> _Supplied records_
-------------------------

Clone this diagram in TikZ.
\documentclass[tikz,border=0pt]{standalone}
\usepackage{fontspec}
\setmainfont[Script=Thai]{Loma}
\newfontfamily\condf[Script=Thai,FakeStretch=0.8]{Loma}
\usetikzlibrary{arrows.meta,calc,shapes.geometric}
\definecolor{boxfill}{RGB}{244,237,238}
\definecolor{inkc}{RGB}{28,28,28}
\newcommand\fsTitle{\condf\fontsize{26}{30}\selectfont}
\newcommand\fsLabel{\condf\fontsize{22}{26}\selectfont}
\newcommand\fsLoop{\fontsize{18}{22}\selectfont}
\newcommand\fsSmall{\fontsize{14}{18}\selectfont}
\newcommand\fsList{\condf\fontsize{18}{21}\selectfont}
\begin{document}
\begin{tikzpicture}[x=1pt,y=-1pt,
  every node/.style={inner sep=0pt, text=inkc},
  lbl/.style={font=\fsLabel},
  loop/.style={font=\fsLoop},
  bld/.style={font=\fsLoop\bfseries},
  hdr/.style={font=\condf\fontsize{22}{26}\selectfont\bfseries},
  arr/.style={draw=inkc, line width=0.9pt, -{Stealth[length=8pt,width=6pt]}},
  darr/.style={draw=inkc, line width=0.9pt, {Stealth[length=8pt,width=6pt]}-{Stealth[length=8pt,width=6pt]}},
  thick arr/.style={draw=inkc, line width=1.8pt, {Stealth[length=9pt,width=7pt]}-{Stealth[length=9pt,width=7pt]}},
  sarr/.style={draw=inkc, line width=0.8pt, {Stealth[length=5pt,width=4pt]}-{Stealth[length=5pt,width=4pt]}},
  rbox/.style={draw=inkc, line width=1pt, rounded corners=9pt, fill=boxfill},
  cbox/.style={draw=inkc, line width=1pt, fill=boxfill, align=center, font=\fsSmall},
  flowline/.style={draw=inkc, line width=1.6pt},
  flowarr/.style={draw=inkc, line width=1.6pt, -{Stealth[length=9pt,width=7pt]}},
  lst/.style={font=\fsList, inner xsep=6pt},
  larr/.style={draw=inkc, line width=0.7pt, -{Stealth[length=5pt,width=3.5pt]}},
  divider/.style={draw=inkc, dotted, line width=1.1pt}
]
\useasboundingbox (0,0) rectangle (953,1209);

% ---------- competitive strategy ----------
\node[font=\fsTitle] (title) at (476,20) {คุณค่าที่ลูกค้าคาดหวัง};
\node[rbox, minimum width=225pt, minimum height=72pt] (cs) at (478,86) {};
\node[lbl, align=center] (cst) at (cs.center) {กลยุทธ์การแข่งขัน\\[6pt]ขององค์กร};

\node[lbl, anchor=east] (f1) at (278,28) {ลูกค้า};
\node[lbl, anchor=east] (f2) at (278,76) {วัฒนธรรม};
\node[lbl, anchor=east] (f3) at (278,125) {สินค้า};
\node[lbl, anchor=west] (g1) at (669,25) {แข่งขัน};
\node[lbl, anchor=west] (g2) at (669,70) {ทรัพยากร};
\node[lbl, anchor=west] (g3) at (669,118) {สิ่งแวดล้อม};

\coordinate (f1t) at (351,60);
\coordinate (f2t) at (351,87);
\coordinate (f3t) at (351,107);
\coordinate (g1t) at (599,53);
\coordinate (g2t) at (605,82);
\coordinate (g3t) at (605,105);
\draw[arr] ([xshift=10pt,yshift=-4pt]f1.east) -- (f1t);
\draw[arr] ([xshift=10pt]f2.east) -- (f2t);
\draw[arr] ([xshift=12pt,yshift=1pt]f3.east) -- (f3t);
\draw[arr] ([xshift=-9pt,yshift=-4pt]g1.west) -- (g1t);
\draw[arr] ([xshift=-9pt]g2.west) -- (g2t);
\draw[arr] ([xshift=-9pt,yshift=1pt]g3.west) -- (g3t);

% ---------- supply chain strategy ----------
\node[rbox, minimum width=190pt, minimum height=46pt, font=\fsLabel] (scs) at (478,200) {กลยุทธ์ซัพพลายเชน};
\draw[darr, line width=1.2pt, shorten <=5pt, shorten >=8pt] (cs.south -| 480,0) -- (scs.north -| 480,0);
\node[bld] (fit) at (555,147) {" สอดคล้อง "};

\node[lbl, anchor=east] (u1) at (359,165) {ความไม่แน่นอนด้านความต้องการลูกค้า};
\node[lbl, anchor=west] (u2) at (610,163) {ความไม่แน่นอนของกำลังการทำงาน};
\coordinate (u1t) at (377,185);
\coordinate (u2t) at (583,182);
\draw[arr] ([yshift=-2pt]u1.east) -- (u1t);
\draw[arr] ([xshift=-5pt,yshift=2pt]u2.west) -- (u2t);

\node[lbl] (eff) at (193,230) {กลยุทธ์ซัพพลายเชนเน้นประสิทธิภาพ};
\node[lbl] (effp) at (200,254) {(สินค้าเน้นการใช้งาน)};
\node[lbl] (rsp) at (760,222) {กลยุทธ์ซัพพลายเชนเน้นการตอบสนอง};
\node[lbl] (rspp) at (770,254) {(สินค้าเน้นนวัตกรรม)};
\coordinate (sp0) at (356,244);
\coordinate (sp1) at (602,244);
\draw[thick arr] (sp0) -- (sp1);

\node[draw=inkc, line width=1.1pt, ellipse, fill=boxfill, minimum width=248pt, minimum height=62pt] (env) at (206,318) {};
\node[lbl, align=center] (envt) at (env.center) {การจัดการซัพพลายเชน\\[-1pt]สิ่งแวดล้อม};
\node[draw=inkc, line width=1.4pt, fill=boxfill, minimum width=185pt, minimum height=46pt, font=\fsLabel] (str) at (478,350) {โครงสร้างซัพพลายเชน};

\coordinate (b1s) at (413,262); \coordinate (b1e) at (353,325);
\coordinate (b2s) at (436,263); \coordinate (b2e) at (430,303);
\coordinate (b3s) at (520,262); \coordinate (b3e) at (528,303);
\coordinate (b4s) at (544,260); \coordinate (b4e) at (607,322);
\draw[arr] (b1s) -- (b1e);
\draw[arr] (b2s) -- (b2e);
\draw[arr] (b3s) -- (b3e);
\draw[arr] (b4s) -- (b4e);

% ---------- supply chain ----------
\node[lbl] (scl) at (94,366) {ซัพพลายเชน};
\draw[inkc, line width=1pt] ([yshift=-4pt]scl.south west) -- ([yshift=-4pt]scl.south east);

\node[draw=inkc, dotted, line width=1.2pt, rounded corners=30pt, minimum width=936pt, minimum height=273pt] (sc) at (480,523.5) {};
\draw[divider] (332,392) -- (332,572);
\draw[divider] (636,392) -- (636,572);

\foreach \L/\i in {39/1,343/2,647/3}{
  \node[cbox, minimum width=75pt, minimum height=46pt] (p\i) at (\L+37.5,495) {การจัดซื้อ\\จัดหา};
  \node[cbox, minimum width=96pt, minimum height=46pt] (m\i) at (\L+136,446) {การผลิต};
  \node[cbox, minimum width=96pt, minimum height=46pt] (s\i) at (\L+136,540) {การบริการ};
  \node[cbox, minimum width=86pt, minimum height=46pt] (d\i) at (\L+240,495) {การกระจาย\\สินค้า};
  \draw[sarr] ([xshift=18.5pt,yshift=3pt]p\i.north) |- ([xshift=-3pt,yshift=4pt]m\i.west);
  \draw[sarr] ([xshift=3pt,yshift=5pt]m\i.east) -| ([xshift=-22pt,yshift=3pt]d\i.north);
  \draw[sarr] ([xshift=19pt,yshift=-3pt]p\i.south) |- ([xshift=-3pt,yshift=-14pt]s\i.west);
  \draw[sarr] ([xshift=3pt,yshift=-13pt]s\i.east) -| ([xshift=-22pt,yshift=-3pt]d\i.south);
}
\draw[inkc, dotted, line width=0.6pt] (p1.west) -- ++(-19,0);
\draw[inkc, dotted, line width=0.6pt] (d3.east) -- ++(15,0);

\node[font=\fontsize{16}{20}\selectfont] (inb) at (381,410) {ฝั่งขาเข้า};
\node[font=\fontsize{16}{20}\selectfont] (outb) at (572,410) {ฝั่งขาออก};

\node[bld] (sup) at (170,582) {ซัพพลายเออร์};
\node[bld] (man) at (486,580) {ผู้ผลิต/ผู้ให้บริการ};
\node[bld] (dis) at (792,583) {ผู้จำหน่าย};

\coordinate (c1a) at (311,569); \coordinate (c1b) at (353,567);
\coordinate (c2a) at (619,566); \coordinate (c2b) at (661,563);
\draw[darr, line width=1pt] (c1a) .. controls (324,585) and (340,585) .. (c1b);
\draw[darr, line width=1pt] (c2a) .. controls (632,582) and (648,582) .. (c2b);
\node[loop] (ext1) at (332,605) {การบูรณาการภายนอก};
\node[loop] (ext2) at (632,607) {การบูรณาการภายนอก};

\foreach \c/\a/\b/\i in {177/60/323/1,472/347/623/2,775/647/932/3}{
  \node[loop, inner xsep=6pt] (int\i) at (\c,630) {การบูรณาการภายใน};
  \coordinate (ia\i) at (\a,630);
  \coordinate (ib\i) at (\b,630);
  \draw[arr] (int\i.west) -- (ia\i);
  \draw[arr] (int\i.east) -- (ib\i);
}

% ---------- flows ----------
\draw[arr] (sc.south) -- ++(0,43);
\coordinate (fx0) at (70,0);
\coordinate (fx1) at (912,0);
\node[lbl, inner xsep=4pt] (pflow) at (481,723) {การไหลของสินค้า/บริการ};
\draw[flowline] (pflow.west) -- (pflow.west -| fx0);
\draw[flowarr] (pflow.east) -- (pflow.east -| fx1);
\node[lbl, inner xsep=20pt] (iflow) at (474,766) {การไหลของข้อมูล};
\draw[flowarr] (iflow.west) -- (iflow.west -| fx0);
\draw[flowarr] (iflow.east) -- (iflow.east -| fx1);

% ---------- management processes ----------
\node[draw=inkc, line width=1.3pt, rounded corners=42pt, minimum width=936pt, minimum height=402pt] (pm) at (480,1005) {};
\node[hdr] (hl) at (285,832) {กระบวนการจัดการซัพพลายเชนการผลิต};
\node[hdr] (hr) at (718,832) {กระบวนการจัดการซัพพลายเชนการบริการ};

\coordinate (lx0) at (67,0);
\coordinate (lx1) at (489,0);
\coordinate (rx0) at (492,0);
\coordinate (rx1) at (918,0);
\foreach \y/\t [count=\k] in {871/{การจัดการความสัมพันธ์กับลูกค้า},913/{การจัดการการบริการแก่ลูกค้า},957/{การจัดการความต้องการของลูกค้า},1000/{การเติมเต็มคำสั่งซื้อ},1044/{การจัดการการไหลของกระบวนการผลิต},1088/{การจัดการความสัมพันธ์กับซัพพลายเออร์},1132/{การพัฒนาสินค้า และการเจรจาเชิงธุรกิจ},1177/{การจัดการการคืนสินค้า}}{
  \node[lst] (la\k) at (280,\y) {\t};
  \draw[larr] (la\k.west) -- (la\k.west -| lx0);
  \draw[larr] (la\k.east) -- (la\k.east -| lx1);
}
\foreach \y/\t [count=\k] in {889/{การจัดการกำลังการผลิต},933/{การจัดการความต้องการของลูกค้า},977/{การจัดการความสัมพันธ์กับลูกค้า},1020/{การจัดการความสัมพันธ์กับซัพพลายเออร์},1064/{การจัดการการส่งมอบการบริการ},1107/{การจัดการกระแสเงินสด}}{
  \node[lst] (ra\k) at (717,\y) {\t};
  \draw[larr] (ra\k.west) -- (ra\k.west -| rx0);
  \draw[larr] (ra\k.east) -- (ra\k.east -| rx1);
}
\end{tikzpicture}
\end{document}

-------------------------

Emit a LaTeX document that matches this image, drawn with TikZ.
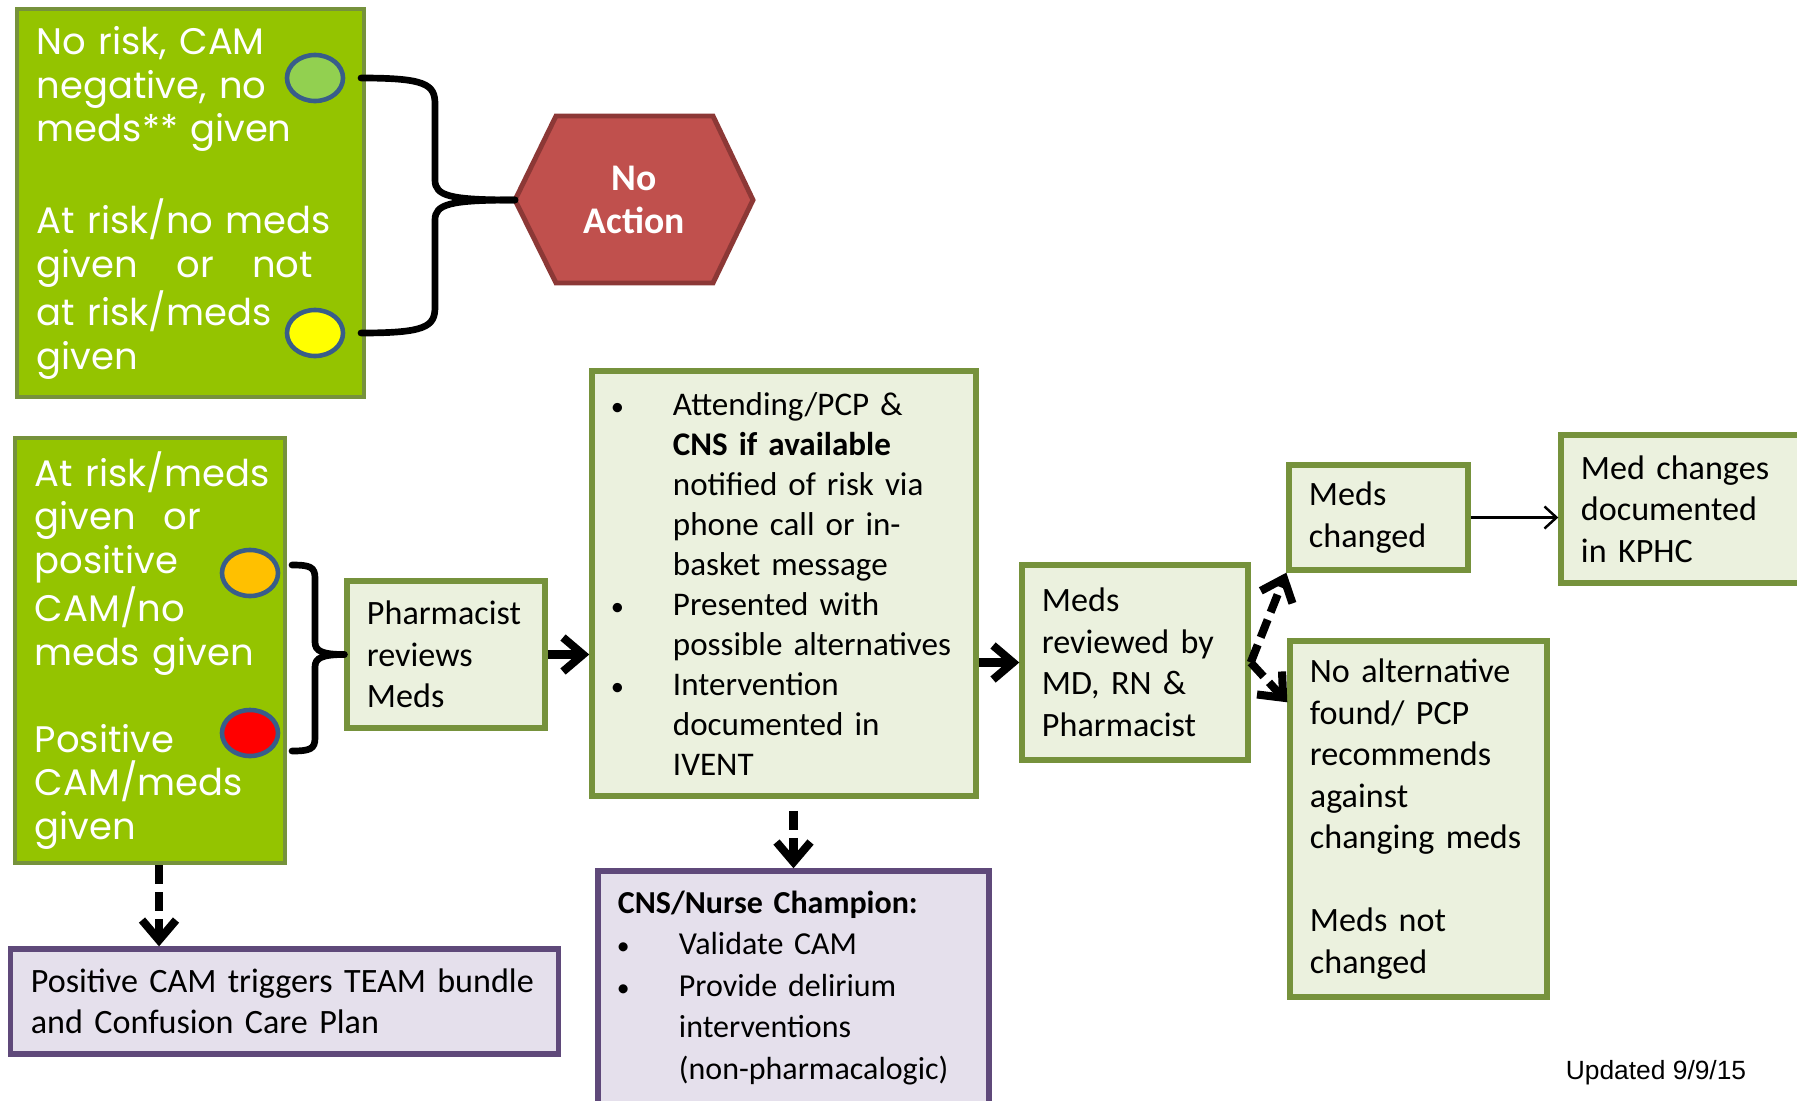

-------------------------

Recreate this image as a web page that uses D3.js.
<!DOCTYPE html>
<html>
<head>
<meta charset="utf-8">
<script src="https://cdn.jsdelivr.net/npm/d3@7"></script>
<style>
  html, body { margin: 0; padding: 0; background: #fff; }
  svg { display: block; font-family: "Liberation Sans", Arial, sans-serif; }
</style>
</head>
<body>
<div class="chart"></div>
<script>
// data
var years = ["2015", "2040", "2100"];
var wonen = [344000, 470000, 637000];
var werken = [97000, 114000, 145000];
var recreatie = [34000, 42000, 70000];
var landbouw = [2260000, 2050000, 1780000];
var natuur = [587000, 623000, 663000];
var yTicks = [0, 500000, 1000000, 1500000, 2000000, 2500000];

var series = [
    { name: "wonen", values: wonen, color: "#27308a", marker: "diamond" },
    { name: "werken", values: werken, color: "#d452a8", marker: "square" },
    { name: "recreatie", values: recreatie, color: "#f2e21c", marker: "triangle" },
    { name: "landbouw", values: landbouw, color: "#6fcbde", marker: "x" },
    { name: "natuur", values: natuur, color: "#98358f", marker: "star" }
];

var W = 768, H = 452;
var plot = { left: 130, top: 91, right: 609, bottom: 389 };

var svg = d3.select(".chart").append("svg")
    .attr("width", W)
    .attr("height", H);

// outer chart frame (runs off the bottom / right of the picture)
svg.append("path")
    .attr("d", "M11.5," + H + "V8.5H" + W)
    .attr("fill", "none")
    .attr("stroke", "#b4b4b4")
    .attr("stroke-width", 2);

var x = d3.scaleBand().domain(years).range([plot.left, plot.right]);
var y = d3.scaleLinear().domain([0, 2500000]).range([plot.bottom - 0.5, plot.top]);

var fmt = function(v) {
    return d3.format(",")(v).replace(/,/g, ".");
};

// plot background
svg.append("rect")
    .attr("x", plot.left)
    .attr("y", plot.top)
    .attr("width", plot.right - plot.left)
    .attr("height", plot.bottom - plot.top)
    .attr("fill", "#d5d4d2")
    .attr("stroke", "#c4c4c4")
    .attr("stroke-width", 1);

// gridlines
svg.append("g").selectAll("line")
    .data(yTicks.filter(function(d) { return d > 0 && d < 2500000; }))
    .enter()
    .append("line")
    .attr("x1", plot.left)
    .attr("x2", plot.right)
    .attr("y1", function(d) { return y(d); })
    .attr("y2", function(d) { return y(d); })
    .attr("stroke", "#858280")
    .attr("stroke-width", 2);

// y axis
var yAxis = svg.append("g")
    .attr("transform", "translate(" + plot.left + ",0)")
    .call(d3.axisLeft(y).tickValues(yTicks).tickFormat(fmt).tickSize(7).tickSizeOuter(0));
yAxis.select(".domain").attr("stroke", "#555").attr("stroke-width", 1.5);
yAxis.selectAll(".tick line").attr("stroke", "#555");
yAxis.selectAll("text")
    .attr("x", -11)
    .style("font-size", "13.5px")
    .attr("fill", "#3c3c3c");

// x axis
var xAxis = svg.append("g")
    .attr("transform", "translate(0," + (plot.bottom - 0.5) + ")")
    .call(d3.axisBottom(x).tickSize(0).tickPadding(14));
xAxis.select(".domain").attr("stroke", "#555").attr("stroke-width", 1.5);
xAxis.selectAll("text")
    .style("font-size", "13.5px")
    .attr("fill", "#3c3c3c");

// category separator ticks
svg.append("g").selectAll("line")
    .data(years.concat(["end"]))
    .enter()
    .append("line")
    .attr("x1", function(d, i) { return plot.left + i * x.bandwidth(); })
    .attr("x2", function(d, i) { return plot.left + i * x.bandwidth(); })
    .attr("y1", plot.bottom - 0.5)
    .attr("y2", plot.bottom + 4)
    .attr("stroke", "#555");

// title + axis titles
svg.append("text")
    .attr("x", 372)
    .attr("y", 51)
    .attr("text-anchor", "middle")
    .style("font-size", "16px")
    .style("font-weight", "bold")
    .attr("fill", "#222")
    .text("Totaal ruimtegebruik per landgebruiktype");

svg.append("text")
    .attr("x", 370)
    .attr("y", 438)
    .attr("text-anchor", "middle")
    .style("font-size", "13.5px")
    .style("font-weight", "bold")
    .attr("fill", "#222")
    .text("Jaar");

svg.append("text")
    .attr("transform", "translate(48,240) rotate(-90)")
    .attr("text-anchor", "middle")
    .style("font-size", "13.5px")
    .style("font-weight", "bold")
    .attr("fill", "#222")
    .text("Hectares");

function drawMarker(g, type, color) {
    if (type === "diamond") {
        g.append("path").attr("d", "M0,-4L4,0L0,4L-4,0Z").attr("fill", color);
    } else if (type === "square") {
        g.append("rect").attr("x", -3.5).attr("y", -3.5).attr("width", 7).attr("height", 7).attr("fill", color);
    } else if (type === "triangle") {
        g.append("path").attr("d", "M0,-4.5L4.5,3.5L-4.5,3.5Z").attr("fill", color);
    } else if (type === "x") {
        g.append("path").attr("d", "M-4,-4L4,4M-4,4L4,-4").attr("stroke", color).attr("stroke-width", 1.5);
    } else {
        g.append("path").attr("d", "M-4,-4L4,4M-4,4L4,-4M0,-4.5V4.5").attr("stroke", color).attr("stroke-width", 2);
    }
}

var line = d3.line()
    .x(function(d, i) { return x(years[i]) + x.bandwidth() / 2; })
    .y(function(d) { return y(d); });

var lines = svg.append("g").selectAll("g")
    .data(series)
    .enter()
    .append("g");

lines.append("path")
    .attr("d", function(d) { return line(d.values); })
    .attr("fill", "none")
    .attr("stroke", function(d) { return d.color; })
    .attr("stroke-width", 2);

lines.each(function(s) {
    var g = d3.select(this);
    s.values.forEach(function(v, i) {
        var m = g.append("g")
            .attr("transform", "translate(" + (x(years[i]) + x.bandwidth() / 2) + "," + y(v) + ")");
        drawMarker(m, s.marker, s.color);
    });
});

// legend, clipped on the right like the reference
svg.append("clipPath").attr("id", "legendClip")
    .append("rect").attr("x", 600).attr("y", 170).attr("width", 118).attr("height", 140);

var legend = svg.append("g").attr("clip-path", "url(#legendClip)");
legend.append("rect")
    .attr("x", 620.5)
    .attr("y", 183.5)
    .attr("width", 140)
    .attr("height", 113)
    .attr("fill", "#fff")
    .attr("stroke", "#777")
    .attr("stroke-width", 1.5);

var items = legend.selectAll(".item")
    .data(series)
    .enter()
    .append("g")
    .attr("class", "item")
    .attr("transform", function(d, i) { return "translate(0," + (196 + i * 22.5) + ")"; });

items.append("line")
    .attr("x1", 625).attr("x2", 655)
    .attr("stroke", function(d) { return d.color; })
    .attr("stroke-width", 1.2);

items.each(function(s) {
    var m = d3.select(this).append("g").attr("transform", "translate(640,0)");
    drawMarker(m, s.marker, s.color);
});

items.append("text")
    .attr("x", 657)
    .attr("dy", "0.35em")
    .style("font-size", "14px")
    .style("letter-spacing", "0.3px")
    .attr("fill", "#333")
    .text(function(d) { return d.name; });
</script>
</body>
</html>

-------------------------

> _Exercise prompt_
Look above for the line that contains "Recreate this image". Starting there, transcribe every line exactly until you have copied the line that contains "var yTicks = [0, 500000, 1000000, 1500000, 2000000, 2500000];".

> _Result_
Recreate this image as a web page that uses D3.js.
<!DOCTYPE html>
<html>
<head>
<meta charset="utf-8">
<script src="https://cdn.jsdelivr.net/npm/d3@7"></script>
<style>
  html, body { margin: 0; padding: 0; background: #fff; }
  svg { display: block; font-family: "Liberation Sans", Arial, sans-serif; }
</style>
</head>
<body>
<div class="chart"></div>
<script>
// data
var years = ["2015", "2040", "2100"];
var wonen = [344000, 470000, 637000];
var werken = [97000, 114000, 145000];
var recreatie = [34000, 42000, 70000];
var landbouw = [2260000, 2050000, 1780000];
var natuur = [587000, 623000, 663000];
var yTicks = [0, 500000, 1000000, 1500000, 2000000, 2500000];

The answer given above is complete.